Fig. 96.

(2) The time it takes the sun to pass around from the vernal equinox, or the first point of Aries, to the vernal equinox again, is called the tropical year. This is a little shorter than the sidereal year, owing to the precession of the equinoxes. This will be evident from Fig. 96. The circle represents the ecliptic, S the sun, and E the vernal equinox. The sun moves around the ecliptic eastward, as indicated by the long arrow, while the equinox moves slowly westward, as indicated by the short arrow. The sun will therefore meet the equinox before it has quite completed the circuit of the heavens. The exact lengths of these respective years are:—

Sidereal year 365.25636=365 days 6 hours 9 min 9 sec

Tropical year 365.24220=365 days 5 hours 48 min 46 sec

Since the recurrence of the seasons depends on the tropical year, the latter is the one to be used in forming the calendar and for the purposes of civil life generally. Its true length is eleven minutes and fourteen seconds less than three hundred and sixty-five days and a fourth.

It will be seen that the tropical year is about twenty minutes shorter than the sidereal year.

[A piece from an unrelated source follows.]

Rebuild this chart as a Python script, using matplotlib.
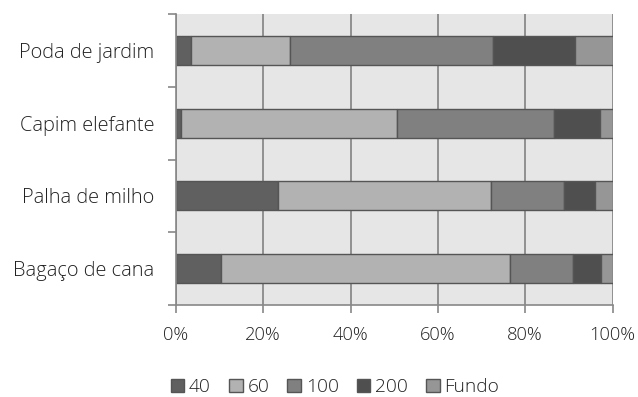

(3) The time it takes the earth to pass from its perihelion point around to the perihelion point again is called the anomalistic year. This year is about four minutes longer than the sidereal year. This is owing to the fact that the major axis of the earth's orbit is slowly moving around to the east at the rate of about ten seconds a year. This causes the perihelion point P (Fig. 97) to move eastward at that rate, as indicated by the short arrow. The earth E is also moving eastward, as indicated by the long arrow. Hence the earth, on starting at the perihelion, has to make a little more than a complete circuit to reach the perihelion point again.

Fig. 97.

83. The Calendar.—The solar year, or the interval between two successive passages of the same equinox by the sun, is 365 days, 5 hours, 48 minutes, 46 seconds. If, then, we reckon only 365 days to a common or civil year, the sun will come to the equinox 5 hours, 48 minutes, 46 seconds, or nearly a quarter of a day, later each year; so that, if the sun entered Aries on the 20th of March one year, he would enter it on the 21st four years after, on the 22d eight years after, and so on. Thus in a comparatively short time the spring months would come in the winter, and the summer months in the spring.